Exactly the lines from the start of the data below through the line that contains "ax.spines['bottom'].set_linewidth(1.0)" are to be copied, with pictures left out.

(Data records)
****
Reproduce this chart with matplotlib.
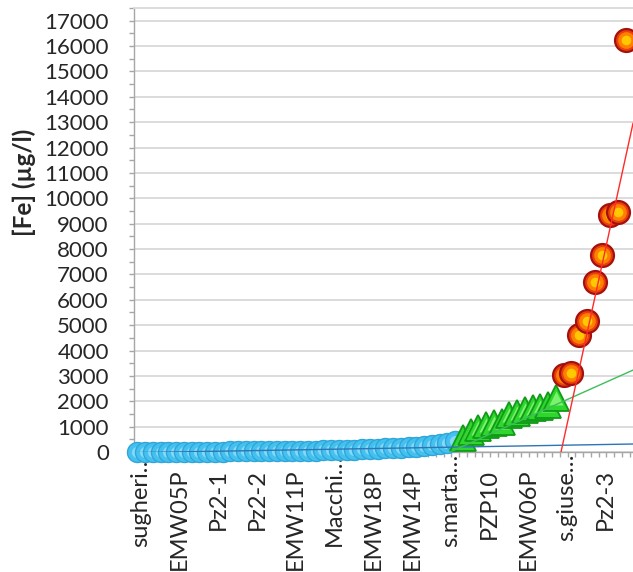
import matplotlib
matplotlib.use("Agg")
import matplotlib.pyplot as plt
import numpy as np
from matplotlib.ticker import MultipleLocator, FixedLocator

plt.rcParams['font.family'] = ['Lato', 'DejaVu Sans']

# Category-axis labels (one every fifth well)
label_pos = [0, 5, 10, 15, 20, 25, 30, 35, 40, 45, 50, 55, 60]
label_text = ["sugheri…", "EMW05P", "Pz2-1", "Pz2-2", "EMW11P", "Macchi…",
              "EMW18P", "EMW14P", "s.marta…", "PZP10", "EMW06P", "s.giuse…", "Pz2-3"]

# Fe concentrations (µg/l), sorted ascending, split into three groups
fe_low = [2, 4, 5, 6, 8, 9, 10, 12, 13, 15,
          16, 18, 20, 22, 24, 26, 29, 32, 35, 38,
          42, 47, 52, 58, 64, 71, 79, 88, 98, 110,
          122, 135, 148, 162, 177, 193, 212, 235, 262, 300,
          360, 450]
fe_mid = [550, 790, 940, 1060, 1140, 1180, 1460, 1540, 1650, 1730, 1770, 1850, 2120]
fe_high = [3050, 3100, 4600, 5150, 6700, 7750, 9350, 9450, 16250]

# Linear trend lines (value = slope * category + intercept)
trend_slope = [5.31, 136.7, 1394.0]
trend_intercept = [-24.6, -5514.0, -76196.0]

n_low, n_mid, n_high = len(fe_low), len(fe_mid), len(fe_high)
x_low = np.arange(n_low)
x_mid = np.arange(n_low, n_low + n_mid)
x_high = np.arange(n_low + n_mid, n_low + n_mid + n_high)
n_cat = n_low + n_mid + n_high

W, H = 633, 572
fig = plt.figure(figsize=(W / 100, H / 100), dpi=100)
ax = fig.add_axes([133.5 / W, (H - 452) / H, (W - 133.5) / W, 444 / H])

ax.set_xlim(-0.5, 63.95)
ax.set_ylim(0, 17500)

grid_c = '#D9D9D9'
axis_c = '#A6A6A6'
text_c = '#262626'

# horizontal gridlines
ax.yaxis.set_major_locator(MultipleLocator(1000))
ax.yaxis.set_minor_locator(MultipleLocator(500))
ax.set_yticks(np.arange(0, 17001, 1000))
ax.grid(axis='y', which='major', color=grid_c, linewidth=1.3, zorder=0)
ax.set_axisbelow(True)

ax.spines['right'].set_visible(False)
ax.spines['top'].set_color(grid_c)
ax.spines['top'].set_linewidth(1.3)
ax.spines['left'].set_color(axis_c)
ax.spines['bottom'].set_color(axis_c)
ax.spines['left'].set_linewidth(1.0)
ax.spines['bottom'].set_linewidth(1.0)

ax.tick_params(axis='y', which='major', direction='out', length=3.8, width=1.0,
               color=axis_c, labelsize=16, labelcolor=text_c, pad=14)
ax.tick_params(axis='y', which='minor', direction='out', length=3.8, width=1.0,
               color=axis_c)
ax.set_yticklabels([str(v) for v in range(0, 17001, 1000)])

# category boundaries as x ticks; labels drawn separately
ax.xaxis.set_major_locator(FixedLocator(np.arange(n_cat + 1) - 0.5))
ax.xaxis.set_minor_locator(FixedLocator([]))
ax.tick_params(axis='x', which='major', direction='out', length=3.8, width=1.0,
               color=axis_c, labelbottom=False)

for pos, txt in zip(label_pos, label_text):
    drop = 1 if txt.endswith('…') else 12
    ax.annotate(txt, xy=(pos, 0), xycoords=('data', 'axes fraction'),
                xytext=(2.5, -drop), textcoords='offset points',
                rotation=90, ha='center', va='top', fontsize=17, color=text_c,
                annotation_clip=False)

fig.text(24 / W, 1 - 182 / H, '[Fe] (µg/l)', rotation=90, ha='center', va='center',
         fontsize=17.5, fontweight='bold', color=text_c)

# markers, layered per point for a shaded look
for x, y in zip(x_low, fe_low):
    ax.plot([x], [y], 'o', ms=14.4, mfc='#45C1F0', mec='#2FA6DA', mew=1.0,
            clip_on=False, zorder=3)
    ax.plot([x], [y], 'o', ms=8, mfc='#86D9F7', mec='none', clip_on=False, zorder=3)

for x, y in zip(x_mid, fe_mid):
    ax.plot([x], [y], '^', ms=19, mfc='#2ED62E', mec='#109A18', mew=1.3,
            clip_on=False, zorder=4)
    ax.plot([x], [y], '^', ms=10, mfc='#7CF26E', mec='none', clip_on=False, zorder=4)

for x, y in zip(x_high, fe_high):
    ax.plot([x], [y], 'o', ms=16.5, mfc='#E8400C', mec='#A50F0F', mew=1.6,
            clip_on=False, zorder=5)
    ax.plot([x], [y], 'o', ms=12, mfc='#FF8000', mec='none', clip_on=False, zorder=5)
    ax.plot([x], [y], 'o', ms=7, mfc='#FFC800', mec='none', clip_on=False, zorder=5)

# trend lines across the whole category range
xt = np.array([-0.5, 63.95])
trend_colors = ['#2E75B6', '#3DBE5A', '#FF2A2A']
for a, b, c in zip(trend_slope, trend_intercept, trend_colors):
    ax.plot(xt, a * xt + b, color=c, linewidth=1.0, zorder=6)

fig.savefig('out.png', dpi=100)
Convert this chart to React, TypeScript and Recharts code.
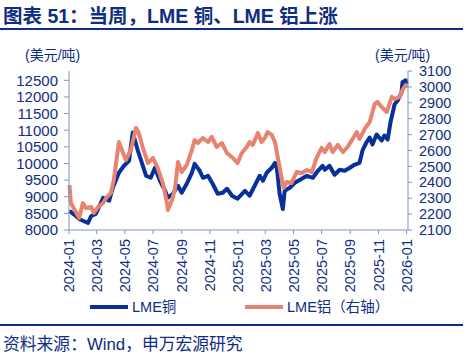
import React from 'react'
import { LineChart, Line, XAxis, YAxis } from 'recharts'

// LME copper (USD/t), left axis
const copperDates = [
    '2024-01-02', '2024-01-16', '2024-01-23', '2024-02-11', '2024-02-18', '2024-02-28', '2024-03-15', '2024-03-28',
    '2024-04-05', '2024-04-18', '2024-04-29', '2024-05-10', '2024-05-18', '2024-05-29', '2024-06-16', '2024-06-26',
    '2024-07-05', '2024-07-16', '2024-07-27', '2024-08-02', '2024-08-13', '2024-08-24', '2024-09-01', '2024-09-12',
    '2024-09-23', '2024-09-29', '2024-10-10', '2024-10-17', '2024-10-28', '2024-11-07', '2024-11-18', '2024-11-29',
    '2024-12-08', '2024-12-19', '2024-12-31', '2025-01-16', '2025-01-26', '2025-02-06', '2025-02-17', '2025-02-24',
    '2025-03-04', '2025-03-15', '2025-03-22', '2025-03-26', '2025-04-01', '2025-04-08', '2025-04-12', '2025-04-23',
    '2025-05-04', '2025-05-19', '2025-05-30', '2025-06-12', '2025-06-23', '2025-07-03', '2025-07-08', '2025-07-18',
    '2025-07-29', '2025-08-09', '2025-08-20', '2025-08-31', '2025-09-10', '2025-09-21', '2025-09-28', '2025-10-06',
    '2025-10-13', '2025-10-19', '2025-10-28', '2025-11-08', '2025-11-14', '2025-11-21', '2025-11-27', '2025-12-06',
    '2025-12-13', '2025-12-21', '2025-12-23', '2025-12-30', '2026-01-01',
]
const copperValues = [
    8574, 8420, 8330, 8210, 8420, 8480, 8970, 8880,
    9270, 9720, 9930, 10080, 10930, 10390, 9630, 9570,
    9870, 9480, 9180, 8970, 9090, 9330, 9120, 9390,
    9720, 9990, 9780, 9570, 9630, 9390, 9090, 9120,
    9240, 9030, 8940, 9180, 9030, 9330, 9630, 9480,
    9720, 9870, 10020, 9870, 9090, 8630, 9180, 9270,
    9420, 9540, 9630, 9570, 9780, 9930, 9810, 9930,
    9660, 9810, 9780, 9870, 9960, 10020, 10410, 10630,
    10780, 10570, 10870, 10690, 10840, 10720, 11230, 11780,
    11900, 12140, 12440, 12500, 12380,
]

// LME aluminium (USD/t), right axis
const alumDates = [
    '2024-01-02', '2024-01-05', '2024-01-16', '2024-01-23', '2024-01-31', '2024-02-07', '2024-02-18', '2024-02-24',
    '2024-03-04', '2024-03-15', '2024-03-21', '2024-04-01', '2024-04-07', '2024-04-18', '2024-04-27', '2024-05-03',
    '2024-05-14', '2024-05-25', '2024-05-31', '2024-06-09', '2024-06-20', '2024-07-01', '2024-07-11', '2024-07-22',
    '2024-07-31', '2024-08-02', '2024-08-11', '2024-08-17', '2024-08-24', '2024-09-01', '2024-09-12', '2024-09-23',
    '2024-09-29', '2024-10-06', '2024-10-17', '2024-10-28', '2024-11-05', '2024-11-16', '2024-11-27', '2024-12-08',
    '2024-12-21', '2024-12-31', '2025-01-09', '2025-01-20', '2025-01-26', '2025-02-02', '2025-02-13', '2025-02-21',
    '2025-02-28', '2025-03-06', '2025-03-15', '2025-03-22', '2025-03-28', '2025-04-06', '2025-04-10', '2025-04-16',
    '2025-04-27', '2025-05-08', '2025-05-19', '2025-05-30', '2025-06-10', '2025-06-20', '2025-07-01', '2025-07-08',
    '2025-07-18', '2025-07-25', '2025-08-05', '2025-08-16', '2025-08-26', '2025-09-06', '2025-09-15', '2025-09-21',
    '2025-10-02', '2025-10-13', '2025-10-24', '2025-10-30', '2025-11-08', '2025-11-19', '2025-11-30', '2025-12-06',
    '2025-12-17', '2025-12-23', '2025-12-30', '2026-01-01',
]
const alumValues = [
    2383, 2270, 2213, 2175, 2270, 2238, 2245, 2207,
    2245, 2270, 2300, 2333, 2415, 2653, 2584, 2540,
    2603, 2742, 2710, 2616, 2521, 2553, 2490, 2396,
    2270, 2226, 2289, 2352, 2528, 2465, 2509, 2603,
    2666, 2647, 2679, 2653, 2685, 2622, 2647, 2584,
    2553, 2521, 2584, 2622, 2653, 2635, 2710, 2653,
    2679, 2716, 2698, 2653, 2559, 2415, 2364, 2402,
    2396, 2465, 2459, 2477, 2465, 2553, 2616, 2590,
    2641, 2590, 2635, 2590, 2622, 2672, 2716, 2672,
    2735, 2779, 2893, 2905, 2874, 2842, 2937, 2924,
    2937, 2980, 3012, 2993,
]

const xTickLabels = [
    '2024-01', '2024-03', '2024-05', '2024-07', '2024-09', '2024-11',
    '2025-01', '2025-03', '2025-05', '2025-07', '2025-09', '2025-11', '2026-01',
]
const leftTicks = [8000, 8500, 9000, 9500, 10000, 10500, 11000, 11500, 12000, 12500]
const rightTicks = [2100, 2200, 2300, 2400, 2500, 2600, 2700, 2800, 2900, 3000, 3100]

const NAVY = '#0f2d82'
const AXIS = '#7c94d0'
const COPPER = '#08309a'
const ALUM = '#e8836f'
const FONT = '"Liberation Sans", Arial, "Noto Sans CJK SC", sans-serif'

const toTime = (d: string) => Date.parse(d + 'T00:00:00Z')

const copperData = copperDates.map((d, i) => ({ t: toTime(d), copper: copperValues[i] }))
const alumData = alumDates.map((d, i) => ({ t: toTime(d), alum: alumValues[i] }))
const xTicks = xTickLabels.map((m) => toTime(m + '-01'))

const fmtMonth = (v: number) => {
    const d = new Date(v)
    return `${d.getUTCFullYear()}-${String(d.getUTCMonth() + 1).padStart(2, '0')}`
}

// rotated date labels, reading bottom to top
const DateTick = (props: any) => {
    const { x, y, payload } = props
    return (
        <text
            x={x}
            y={y}
            transform={`rotate(-90, ${x}, ${y})`}
            textAnchor="end"
            dy="0.36em"
            dx={-3}
            fill={NAVY}
            fontSize={14.5}
            fontFamily={FONT}
        >
            {fmtMonth(payload.value)}
        </text>
    )
}

export default function App() {
    return (
        <div style={{ position: 'absolute', left: 0, top: 0, width: 470, height: 359, background: '#fff', fontFamily: FONT }}>
            <div style={{ position: 'absolute', left: 3, top: 4, fontSize: 19.5, fontWeight: 'bold', color: NAVY, whiteSpace: 'nowrap', lineHeight: '24px' }}>
                图表 51：当周，LME 铜、LME 铝上涨
            </div>
            <div style={{ position: 'absolute', left: 0, top: 28, width: 463, height: 2, background: NAVY }} />
            <div style={{ position: 'absolute', left: 25, top: 44, fontSize: 14, color: NAVY, whiteSpace: 'nowrap' }}>(美元/吨)</div>
            <div style={{ position: 'absolute', left: 375, top: 44, fontSize: 14, color: NAVY, whiteSpace: 'nowrap' }}>(美元/吨)</div>

            <LineChart width={470} height={359} margin={{ top: 71, right: 0, bottom: 59, left: 0 }} style={{ position: 'absolute', left: 0, top: 0 }}>
                <XAxis
                    dataKey="t"
                    type="number"
                    scale="time"
                    domain={[toTime('2024-01-01'), toTime('2026-01-04')]}
                    ticks={xTicks}
                    interval={0}
                    height={70}
                    tick={<DateTick />}
                    tickSize={4}
                    axisLine={{ stroke: AXIS }}
                    tickLine={{ stroke: AXIS }}
                    allowDuplicatedCategory={false}
                />
                <YAxis
                    yAxisId="left"
                    orientation="left"
                    width={69}
                    domain={[8000, 12780]}
                    ticks={leftTicks}
                    interval={0}
                    tickSize={5}
                    tickMargin={6}
                    axisLine={{ stroke: AXIS }}
                    tickLine={{ stroke: AXIS }}
                    tick={{ fill: NAVY, fontSize: 15, fontFamily: FONT }}
                />
                <YAxis
                    yAxisId="right"
                    orientation="right"
                    width={62}
                    domain={[2100, 3100]}
                    ticks={rightTicks}
                    interval={0}
                    tickSize={4}
                    tickMargin={7}
                    axisLine={{ stroke: AXIS }}
                    tickLine={{ stroke: AXIS }}
                    tick={{ fill: NAVY, fontSize: 14.5, fontFamily: FONT }}
                />
                <Line
                    yAxisId="left"
                    data={copperData}
                    dataKey="copper"
                    type="linear"
                    stroke={COPPER}
                    strokeWidth={4}
                    strokeLinejoin="round"
                    dot={false}
                    isAnimationActive={false}
                />
                <Line
                    yAxisId="right"
                    data={alumData}
                    dataKey="alum"
                    type="linear"
                    stroke={ALUM}
                    strokeWidth={4}
                    strokeLinejoin="round"
                    dot={false}
                    isAnimationActive={false}
                />
            </LineChart>

            <div style={{ position: 'absolute', left: 90, top: 305, width: 38, height: 4, background: COPPER }} />
            <div style={{ position: 'absolute', left: 132, top: 298, fontSize: 14.5, color: NAVY, whiteSpace: 'nowrap', lineHeight: '18px' }}>LME铜</div>
            <div style={{ position: 'absolute', left: 245, top: 305, width: 38, height: 4, background: ALUM }} />
            <div style={{ position: 'absolute', left: 287, top: 298, fontSize: 14.5, color: NAVY, whiteSpace: 'nowrap', lineHeight: '18px' }}>LME铝（右轴）</div>

            <div style={{ position: 'absolute', left: 0, top: 324, width: 463, height: 2, background: NAVY }} />
            <div style={{ position: 'absolute', left: 3, top: 335, fontSize: 16.8, color: NAVY, whiteSpace: 'nowrap', lineHeight: '20px' }}>
                资料来源：Wind，申万宏源研究
            </div>
        </div>
    )
}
****
Response to the task —
Reproduce this chart with matplotlib.
import matplotlib
matplotlib.use("Agg")
import matplotlib.pyplot as plt
import numpy as np
from matplotlib.ticker import MultipleLocator, FixedLocator

plt.rcParams['font.family'] = ['Lato', 'DejaVu Sans']

# Category-axis labels (one every fifth well)
label_pos = [0, 5, 10, 15, 20, 25, 30, 35, 40, 45, 50, 55, 60]
label_text = ["sugheri…", "EMW05P", "Pz2-1", "Pz2-2", "EMW11P", "Macchi…",
              "EMW18P", "EMW14P", "s.marta…", "PZP10", "EMW06P", "s.giuse…", "Pz2-3"]

# Fe concentrations (µg/l), sorted ascending, split into three groups
fe_low = [2, 4, 5, 6, 8, 9, 10, 12, 13, 15,
          16, 18, 20, 22, 24, 26, 29, 32, 35, 38,
          42, 47, 52, 58, 64, 71, 79, 88, 98, 110,
          122, 135, 148, 162, 177, 193, 212, 235, 262, 300,
          360, 450]
fe_mid = [550, 790, 940, 1060, 1140, 1180, 1460, 1540, 1650, 1730, 1770, 1850, 2120]
fe_high = [3050, 3100, 4600, 5150, 6700, 7750, 9350, 9450, 16250]

# Linear trend lines (value = slope * category + intercept)
trend_slope = [5.31, 136.7, 1394.0]
trend_intercept = [-24.6, -5514.0, -76196.0]

n_low, n_mid, n_high = len(fe_low), len(fe_mid), len(fe_high)
x_low = np.arange(n_low)
x_mid = np.arange(n_low, n_low + n_mid)
x_high = np.arange(n_low + n_mid, n_low + n_mid + n_high)
n_cat = n_low + n_mid + n_high

W, H = 633, 572
fig = plt.figure(figsize=(W / 100, H / 100), dpi=100)
ax = fig.add_axes([133.5 / W, (H - 452) / H, (W - 133.5) / W, 444 / H])

ax.set_xlim(-0.5, 63.95)
ax.set_ylim(0, 17500)

grid_c = '#D9D9D9'
axis_c = '#A6A6A6'
text_c = '#262626'

# horizontal gridlines
ax.yaxis.set_major_locator(MultipleLocator(1000))
ax.yaxis.set_minor_locator(MultipleLocator(500))
ax.set_yticks(np.arange(0, 17001, 1000))
ax.grid(axis='y', which='major', color=grid_c, linewidth=1.3, zorder=0)
ax.set_axisbelow(True)

ax.spines['right'].set_visible(False)
ax.spines['top'].set_color(grid_c)
ax.spines['top'].set_linewidth(1.3)
ax.spines['left'].set_color(axis_c)
ax.spines['bottom'].set_color(axis_c)
ax.spines['left'].set_linewidth(1.0)
ax.spines['bottom'].set_linewidth(1.0)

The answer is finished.